15 Indiana Journal of Global Legal Studies 101 (2008)

Abstract

Regulatory power has become fractured. Its assertion both by public and private bodies is well known. Less well recognized is that the expression of this regulatory power has been fracturing as well. No longer confined to positive regulation or judicial decision, the techniques for enforcing regulation are substituting for regulation itself. This paper examines surveillance as a mechanism through which power is asserted and regulation effected in a world of shared public/private governance. For this purpose, understanding the nature of surveillance as a technique of governance, and as a substitute for governance itself, is a key element for understanding political authority as it is developing. The paper focuses on surveillance as a new form of lawmaking through which the old boundaries between the public and private, national and transnational, are not relevant. It explores the ways in which the construction of complex systems of conscious and permanent visibility affects the power relationships among states, economic entities and individuals. To understand the complexities and vectors of surveillance is to grasp the shape of converging public/private governance in this century. To that end, this paper first suggests an approach to the unbundling of the normative and methodological assumptions of surveillance.
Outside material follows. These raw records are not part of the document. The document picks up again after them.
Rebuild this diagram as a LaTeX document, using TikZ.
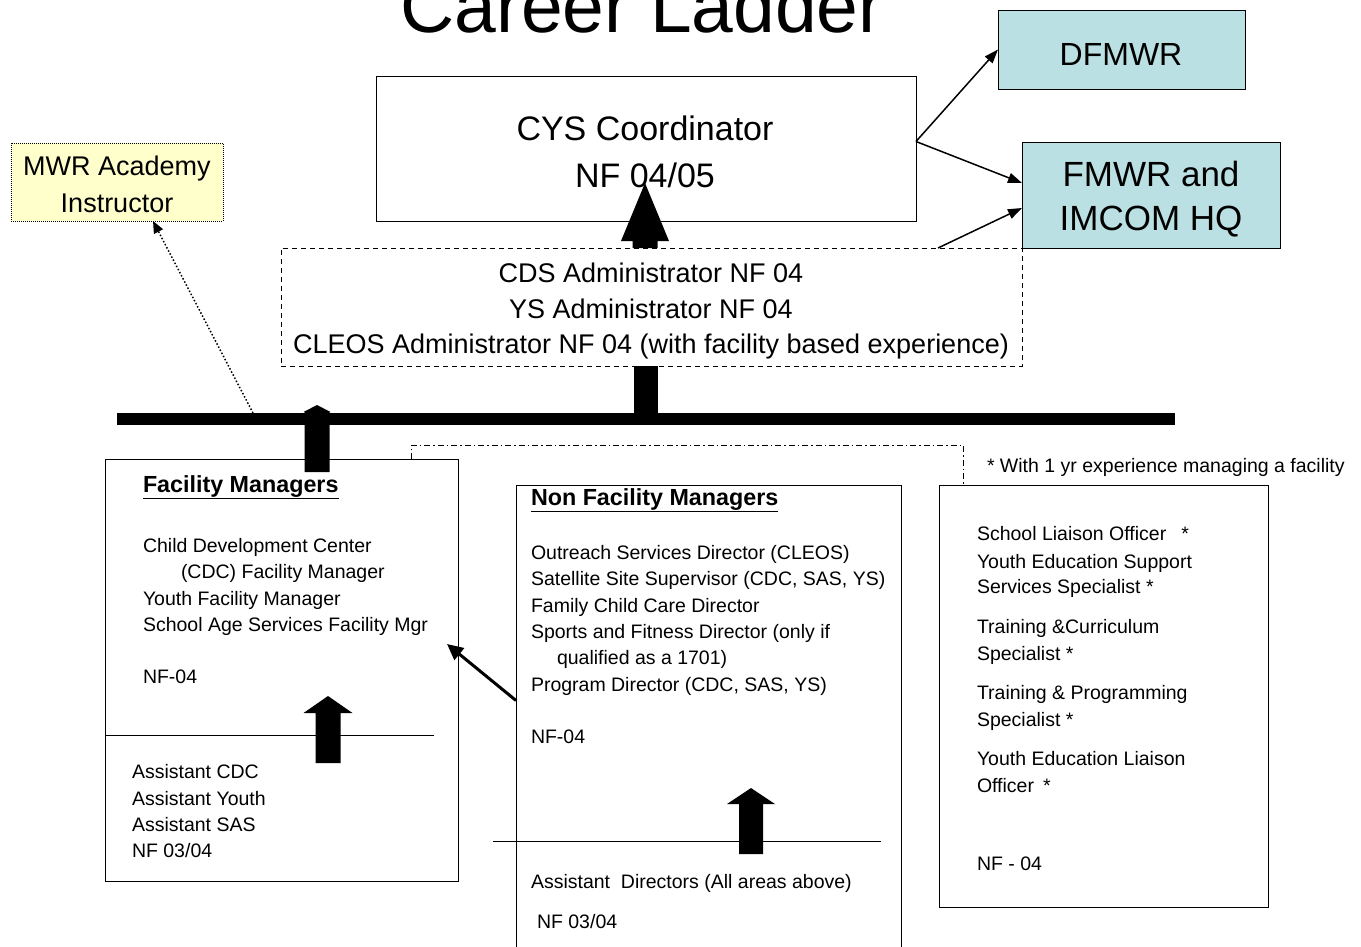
\documentclass[tikz,border=0pt]{standalone}
\usepackage{fontspec}
\setmainfont{Liberation Sans}
\usetikzlibrary{arrows.meta}
\definecolor{boxcyan}{RGB}{187,224,227}
\definecolor{boxyellow}{RGB}{255,255,204}
\newcommand\fsz[1]{\fontsize{#1}{#1}\selectfont}
% block arrow pointing up: x, bottom y, tip y, shaft width, head length, head width
\newcommand\blkarrow[6]{%
  \fill ({#1-#4/2},#2) -- ({#1-#4/2},{#3+#5}) -- ({#1-#6/2},{#3+#5}) -- (#1,#3)
        -- ({#1+#6/2},{#3+#5}) -- ({#1+#4/2},{#3+#5}) -- ({#1+#4/2},#2) -- cycle;}

\begin{document}
\begin{tikzpicture}[x=1pt,y=-1pt,
  every node/.style={inner sep=0pt,outer sep=0pt},
  frame/.style={draw,line width=1pt,anchor=north west},
  body/.style={anchor=base west,font=\fsz{19.5}},
  head/.style={anchor=base west,font=\fsz{23.3}\bfseries},
  thin/.style={line width=1.5pt,-{Triangle[length=14pt,width=10pt]}},
  dashdot/.style={line width=1pt,dash pattern=on 6pt off 3pt on 1.5pt off 3pt}]
\useasboundingbox (0,0) rectangle (1361,946);
\clip (0,0) rectangle (1361,946);

% title
\node[anchor=base,font=\fsz{75}] (title) at (642,32) {Career Ladder};

% top level boxes
\node[frame,minimum width=540pt,minimum height=145pt] (cys) at (376,76) {};
\node[anchor=base,font=\fsz{34}] (cys1) at (645,140) {CYS Coordinator};
\node[anchor=base,font=\fsz{34}] (cys2) at (645,187) {NF 04/05};

\node[frame,fill=boxcyan,minimum width=247pt,minimum height=79pt] (dfm) at (998,10) {};
\node[anchor=base,font=\fsz{32}] (dfm1) at (1121,65) {DFMWR};

\node[frame,fill=boxcyan,minimum width=258pt,minimum height=106pt] (fmw) at (1022,142) {};
\node[anchor=base,font=\fsz{35}] (fmw1) at (1151,186) {FMWR and};
\node[anchor=base,font=\fsz{35}] (fmw2) at (1151,230) {IMCOM HQ};

\node[frame,fill=boxyellow,line width=1pt,dash pattern=on 1pt off 1pt,
      minimum width=212pt,minimum height=78pt] (mwr) at (11,143) {};
\node[anchor=base,font=\fsz{27}] (mwr1) at (117,175) {MWR Academy};
\node[anchor=base,font=\fsz{27}] (mwr2) at (117,212) {Instructor};

\node[frame,dash pattern=on 5pt off 4pt,minimum width=741pt,minimum height=118pt] (cds) at (281,248) {};
\node[anchor=base,font=\fsz{27}] (cds1) at (651,282) {CDS Administrator NF 04};
\node[anchor=base,font=\fsz{27}] (cds2) at (651,318) {YS Administrator NF 04};
\node[anchor=base,font=\fsz{27}] (cds3) at (651,353) {CLEOS Administrator NF 04 (with facility based experience)};

% main bar
\node[fill=black,anchor=north west,minimum width=1058pt,minimum height=12pt] (bar) at (117,413) {};

% connectors on top
\draw[thin] ([yshift=7pt]cys.east) -- (dfm.west);
\draw[thin] ([yshift=7pt]cys.east) -- ([yshift=12pt]fmw.west);
\draw[thin] ([xshift=-84pt]cds.north east) -- ([yshift=-13pt]fmw.west);
\draw[line width=1.5pt,dash pattern=on 1.5pt off 2pt,-{Triangle[length=12pt,width=10pt]}]
  ([xshift=-393pt]bar.north) -- ([xshift=36pt]mwr.south);
\draw[line width=24pt] (cds.south -| bar.north) -- (bar.north);
\blkarrow{645}{248}{183}{25}{58}{48}

% facility managers
\node[frame,minimum width=353pt,minimum height=422pt] (fm) at (105,459) {};
\draw[line width=1pt] (fm.west |- 0,735) -- (434,735);
\node[head] (fmh) at (143,492) {\underline{Facility Managers}};
\node[body] (fm1) at (143,552) {Child Development Center};
\node[body] (fm2) at (181,578) {(CDC) Facility Manager};
\node[body] (fm3) at (143,605) {Youth Facility Manager};
\node[body] (fm4) at (143,631) {School Age Services Facility Mgr};
\node[body] (fm5) at (143,683) {NF-04};
\node[body] (fa1) at (132,778) {Assistant CDC};
\node[body] (fa2) at (132,805) {Assistant Youth};
\node[body] (fa3) at (132,831) {Assistant SAS};
\node[body] (fa4) at (132,857) {NF 03/04};
\blkarrow{317}{472}{405}{25}{7}{27}
\blkarrow{328}{763}{696}{25}{17}{49}

% non facility managers
\node[frame,minimum width=385pt,minimum height=480pt] (nf) at (516,485) {};
\draw[line width=1pt] (493,841) -- (881,841);
\node[head] (nfh) at (531,505) {\underline{Non Facility Managers}};
\node[body] (nf1) at (531,559) {Outreach Services Director (CLEOS)};
\node[body] (nf2) at (531,585) {Satellite Site Supervisor (CDC, SAS, YS)};
\node[body] (nf3) at (531,612) {Family Child Care Director};
\node[body] (nf4) at (531,638) {Sports and Fitness Director (only if};
\node[body] (nf5) at (557,664) {qualified as a 1701)};
\node[body] (nf6) at (531,691) {Program Director (CDC, SAS, YS)};
\node[body] (nf7) at (531,743) {NF-04};
\node[body] (na1) at (531,888) {Assistant\ \ Directors (All areas above)};
\node[body] (na2) at (537,928) {NF 03/04};
\blkarrow{751}{854}{788}{24}{16}{48}
\draw[line width=3pt,-{Triangle[length=16pt,width=15pt]}]
  ([yshift=24.5pt]nf.west) -- (447,644);

% specialists
\node[frame,minimum width=329pt,minimum height=422pt] (sp) at (939,485) {};
\node[body] (note) at (987,472) {* With 1 yr experience managing a facility};
\node[body] (sp1) at (977,540) {School Liaison Officer\hspace{15pt}*};
\node[body] (sp2) at (977,568) {Youth Education Support};
\node[body] (sp3) at (977,593) {Services Specialist *};
\node[body] (sp4) at (977,633) {Training \&Curriculum};
\node[body] (sp5) at (977,660) {Specialist *};
\node[body] (sp6) at (977,699) {Training \& Programming};
\node[body] (sp7) at (977,726) {Specialist *};
\node[body] (sp8) at (977,765) {Youth Education Liaison};
\node[body] (sp9) at (977,792) {Officer\hspace{9pt}*};
\node[body] (sp10) at (977,870) {NF - 04};

% link between the two lower groups
\draw[dashdot] ([xshift=129.5pt]fm.north) |- ([xshift=-140.5pt,yshift=40pt]sp.north)
  -- ([xshift=-140.5pt]sp.north);
\end{tikzpicture}
\end{document}
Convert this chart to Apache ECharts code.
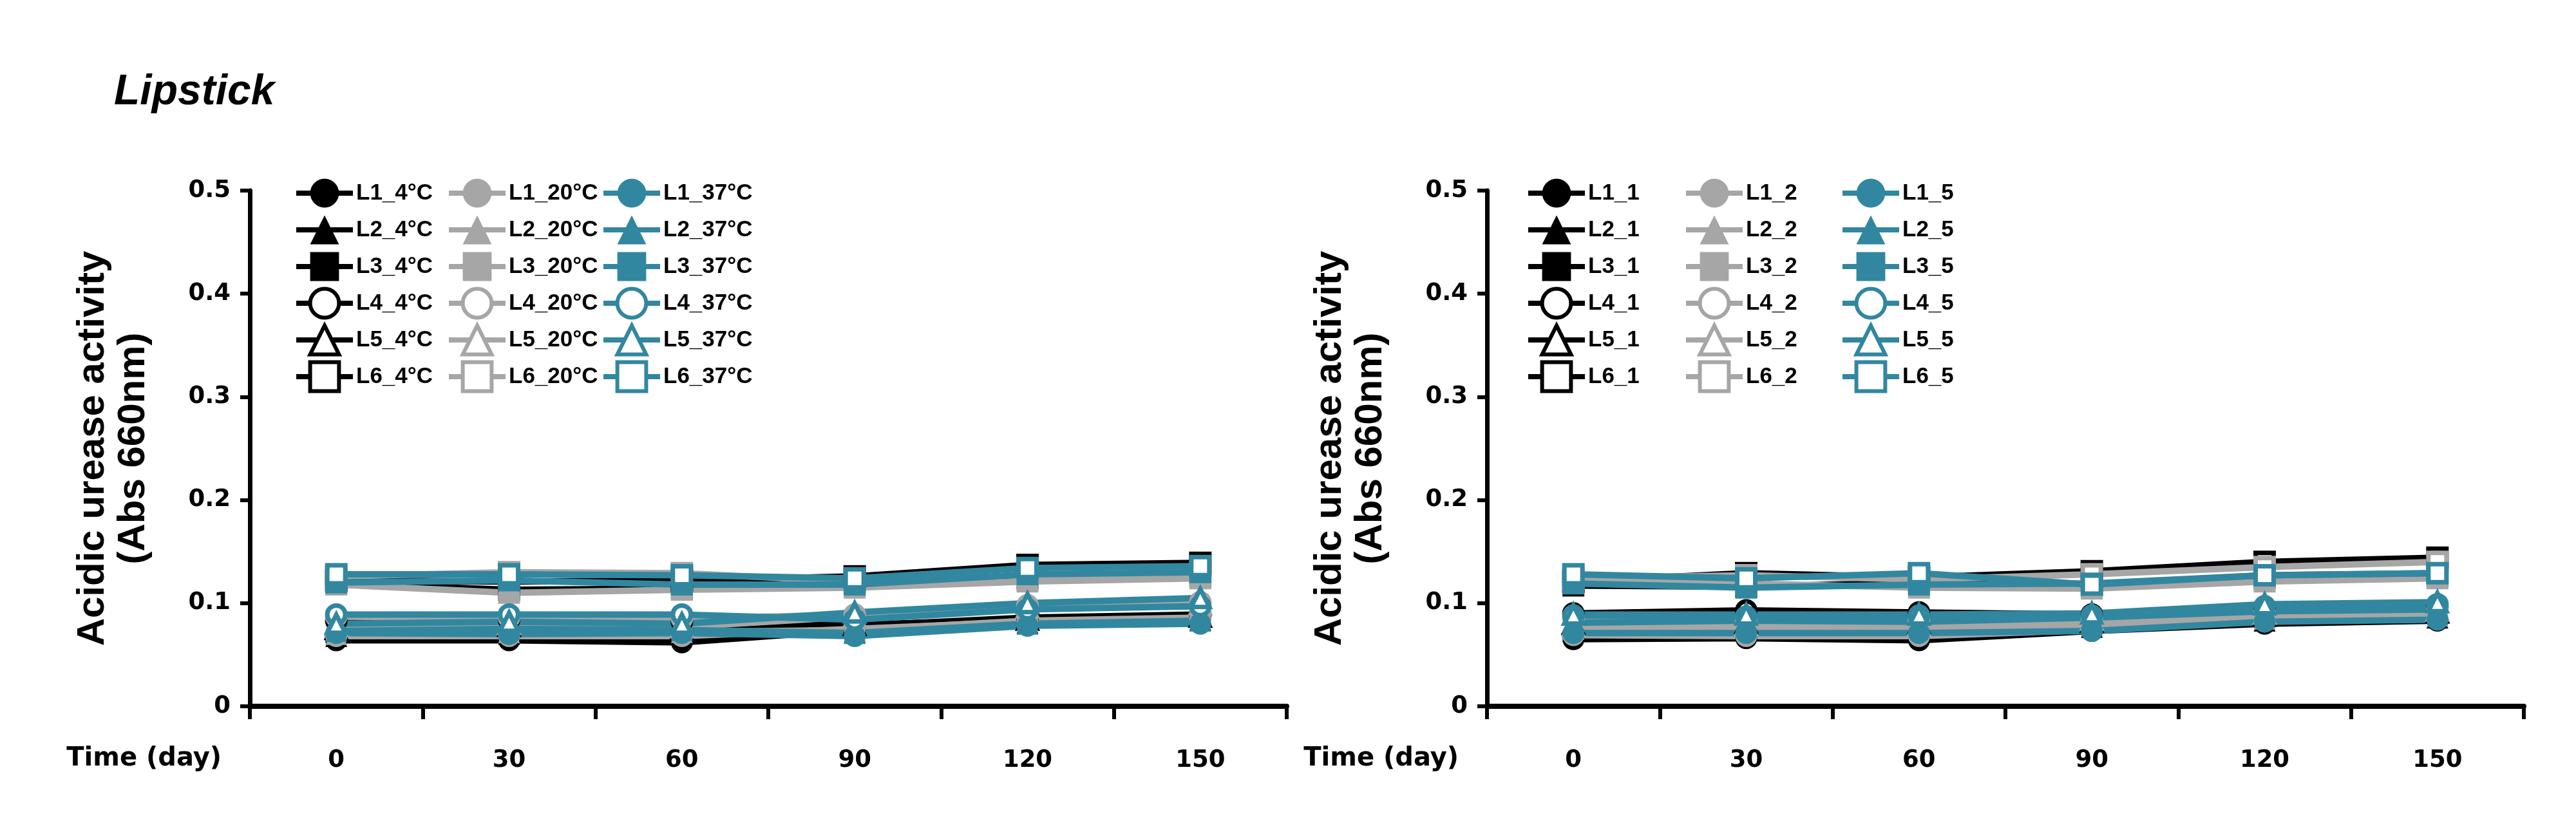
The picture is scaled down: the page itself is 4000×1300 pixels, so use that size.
<!DOCTYPE html>
<html><head><meta charset="utf-8">
<script src="https://cdn.jsdelivr.net/npm/echarts@6/dist/echarts.min.js"></script>
<style>html,body{margin:0;padding:0;background:#fff}#c{width:4000px;height:1300px}</style>
</head><body><div id="c"></div>
<script>
// ---------- categories and tick labels ----------
const days = ['0', '30', '60', '90', '120', '150'];
const yTickLabels = ['0', '0.1', '0.2', '0.3', '0.4', '0.5'];
const xTitle = 'Time (day)';
const yTitle = 'Acidic urease activity\n(Abs 660nm)';

// ---------- left panel: storage temperature ----------
const L1_4C  = [0.064, 0.064, 0.062, 0.074, 0.082, 0.086];
const L2_4C  = [0.068, 0.070, 0.070, 0.072, 0.081, 0.084];
const L3_4C  = [0.119, 0.113, 0.114, 0.120, 0.124, 0.126];
const L4_4C  = [0.083, 0.084, 0.082, 0.078, 0.086, 0.089];
const L5_4C  = [0.075, 0.078, 0.075, 0.079, 0.084, 0.087];
const L6_4C  = [0.122, 0.121, 0.122, 0.126, 0.137, 0.139];
const L1_20C = [0.068, 0.068, 0.068, 0.075, 0.082, 0.085];
const L2_20C = [0.070, 0.072, 0.072, 0.074, 0.083, 0.086];
const L3_20C = [0.118, 0.110, 0.113, 0.115, 0.121, 0.124];
const L4_20C = [0.087, 0.086, 0.085, 0.089, 0.098, 0.101];
const L5_20C = [0.078, 0.080, 0.077, 0.087, 0.096, 0.099];
const L6_20C = [0.126, 0.130, 0.129, 0.121, 0.127, 0.129];
const L1_37C = [0.071, 0.070, 0.071, 0.068, 0.078, 0.080];
const L2_37C = [0.073, 0.075, 0.074, 0.071, 0.080, 0.083];
const L3_37C = [0.120, 0.122, 0.118, 0.118, 0.128, 0.130];
const L4_37C = [0.089, 0.089, 0.089, 0.084, 0.094, 0.097];
const L5_37C = [0.080, 0.082, 0.080, 0.091, 0.100, 0.105];
const L6_37C = [0.128, 0.128, 0.127, 0.124, 0.134, 0.136];

// ---------- right panel: condition 1 / 2 / 5 ----------
const L1_1 = [0.065, 0.066, 0.064, 0.073, 0.080, 0.083];
const L2_1 = [0.073, 0.074, 0.072, 0.077, 0.083, 0.086];
const L3_1 = [0.117, 0.116, 0.120, 0.116, 0.124, 0.126];
const L4_1 = [0.090, 0.093, 0.091, 0.089, 0.094, 0.096];
const L5_1 = [0.080, 0.081, 0.080, 0.082, 0.088, 0.091];
const L6_1 = [0.121, 0.129, 0.125, 0.131, 0.140, 0.144];
const L1_2 = [0.069, 0.068, 0.068, 0.074, 0.083, 0.086];
const L2_2 = [0.075, 0.077, 0.076, 0.079, 0.085, 0.088];
const L3_2 = [0.122, 0.119, 0.115, 0.114, 0.121, 0.124];
const L4_2 = [0.086, 0.084, 0.083, 0.085, 0.091, 0.094];
const L5_2 = [0.078, 0.079, 0.079, 0.084, 0.090, 0.093];
const L6_2 = [0.124, 0.127, 0.123, 0.128, 0.135, 0.140];
const L1_5 = [0.071, 0.071, 0.071, 0.073, 0.082, 0.084];
const L2_5 = [0.081, 0.083, 0.082, 0.086, 0.092, 0.094];
const L3_5 = [0.119, 0.115, 0.118, 0.119, 0.127, 0.129];
const L4_5 = [0.088, 0.087, 0.088, 0.088, 0.097, 0.099];
const L5_5 = [0.089, 0.089, 0.089, 0.090, 0.099, 0.101];
const L6_5 = [0.128, 0.124, 0.129, 0.118, 0.127, 0.129];

// ---------- styling ----------
const C_BLACK = '#000000', C_GRAY = '#A6A6A6', C_TEAL = '#31879F';
const shapes = ['circle', 'triangle', 'rect', 'circle', 'triangle', 'rect'];
const hollow = [false, false, false, true, true, true];

const leftGroups = [
  { color: C_BLACK, names: ['L1_4°C','L2_4°C','L3_4°C','L4_4°C','L5_4°C','L6_4°C'], data: [L1_4C,L2_4C,L3_4C,L4_4C,L5_4C,L6_4C] },
  { color: C_GRAY,  names: ['L1_20°C','L2_20°C','L3_20°C','L4_20°C','L5_20°C','L6_20°C'], data: [L1_20C,L2_20C,L3_20C,L4_20C,L5_20C,L6_20C] },
  { color: C_TEAL,  names: ['L1_37°C','L2_37°C','L3_37°C','L4_37°C','L5_37°C','L6_37°C'], data: [L1_37C,L2_37C,L3_37C,L4_37C,L5_37C,L6_37C] }
];
const rightGroups = [
  { color: C_BLACK, names: ['L1_1','L2_1','L3_1','L4_1','L5_1','L6_1'], data: [L1_1,L2_1,L3_1,L4_1,L5_1,L6_1] },
  { color: C_GRAY,  names: ['L1_2','L2_2','L3_2','L4_2','L5_2','L6_2'], data: [L1_2,L2_2,L3_2,L4_2,L5_2,L6_2] },
  { color: C_TEAL,  names: ['L1_5','L2_5','L3_5','L4_5','L5_5','L6_5'], data: [L1_5,L2_5,L3_5,L4_5,L5_5,L6_5] }
];

const series = [];
const legends = [];
function addPanel(groups, gi, legendLefts) {
  groups.forEach((g, ci) => {
    const items = [];
    g.names.forEach((nm, k) => {
      const h = hollow[k];
      series.push({
        type: 'line', name: nm, xAxisIndex: gi, yAxisIndex: gi,
        data: g.data[k], symbol: shapes[k], symbolSize: h ? 28 : 34,
        itemStyle: { color: h ? '#ffffff' : g.color, borderColor: g.color, borderWidth: h ? 7 : 0 },
        lineStyle: { color: g.color, width: 10 },
        emphasis: { disabled: true }, silent: true, animation: false
      });
      items.push({
        name: nm,
        itemStyle: { color: h ? '#ffffff' : g.color, borderColor: g.color, borderWidth: h ? 6 : 0 },
        lineStyle: { color: g.color, width: 8 }
      });
    });
    legends.push({
      orient: 'vertical', left: legendLefts[ci], top: 267,
      itemWidth: 88, itemHeight: 56, itemGap: 1, selectedMode: false,
      data: items,
      textStyle: { fontFamily: '"Liberation Sans", Arial, sans-serif',
                   fontWeight: 'bold', fontSize: 35, lineHeight: 56, color: '#000', padding: [0, 0, 0, 0] }
    });
  });
}
addPanel(leftGroups, 0, [451, 688, 928]);
addPanel(rightGroups, 1, [2364, 2609, 2852]);

const tickFont = { fontFamily: '"DejaVu Sans", sans-serif', fontWeight: 'bold', fontSize: 37, color: '#000' };
function xAx(gi) {
  return {
    type: 'category', gridIndex: gi, data: days, boundaryGap: true,
    axisLine: { lineStyle: { color: '#000', width: 8 } },
    axisTick: { show: true, alignWithLabel: false, length: 20, lineStyle: { color: '#000', width: 6 } },
    axisLabel: Object.assign({ margin: 66 }, tickFont),
    splitLine: { show: false }
  };
}
function yAx(gi) {
  return {
    type: 'value', gridIndex: gi, min: 0, max: 0.5, interval: 0.1,
    axisLine: { show: true, lineStyle: { color: '#000', width: 7 } },
    axisTick: { show: true, length: 15, lineStyle: { color: '#000', width: 6 } },
    axisLabel: Object.assign({ margin: 30, formatter: (v, i) => yTickLabels[i] }, tickFont),
    splitLine: { show: false },
    name: yTitle, nameLocation: 'middle', nameRotate: 90, nameGap: 149,
    nameTextStyle: { fontFamily: '"Liberation Sans", Arial, sans-serif', fontWeight: 'bold', fontSize: 60, lineHeight: 63, color: '#000' }
  };
}

const option = {
  backgroundColor: '#ffffff',
  animation: false,
  title: { text: 'Lipstick', left: 172, top: 106,
           textStyle: { fontFamily: '"Liberation Sans", Arial, sans-serif', fontStyle: 'italic', fontWeight: 'bold', fontSize: 66, color: '#000' } },
  grid: [
    { left: 388, right: 2002, top: 296, bottom: 203 },
    { left: 2309, right: 81, top: 296, bottom: 203 }
  ],
  xAxis: [xAx(0), xAx(1)],
  yAxis: [yAx(0), yAx(1)],
  legend: legends,
  graphic: [
    { type: 'text', x: 344, y: 1179, style: { text: xTitle, align: 'right', verticalAlign: 'middle',
        font: 'bold 40px "DejaVu Sans", sans-serif', fill: '#000' } },
    { type: 'text', x: 2265, y: 1179, style: { text: xTitle, align: 'right', verticalAlign: 'middle',
        font: 'bold 40px "DejaVu Sans", sans-serif', fill: '#000' } }
  ],
  series: series
};
const chart = echarts.init(document.getElementById('c'), null, { renderer: 'canvas' });
chart.setOption(option);
</script></body></html>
That approach can be usefully divided into four aspects, normative, informatics, control, and governance, each of which is developed in turn. The paper ends with an elaboration of the regulatory consequences of the manipulation of these aspects of surveillance. Drawing on theories of gouvernmentalité the paper suggests the ways in which governance is increasingly elaborated through the techniques of its own power. The attention lavished on surveillance in its many forms evidences the ways in which law, in a sense, is now expressed through different forms.

Democracy and the Transnational Private Sector, Symposium. Indiana University School of Law – Bloomington, April 12-13, 2007.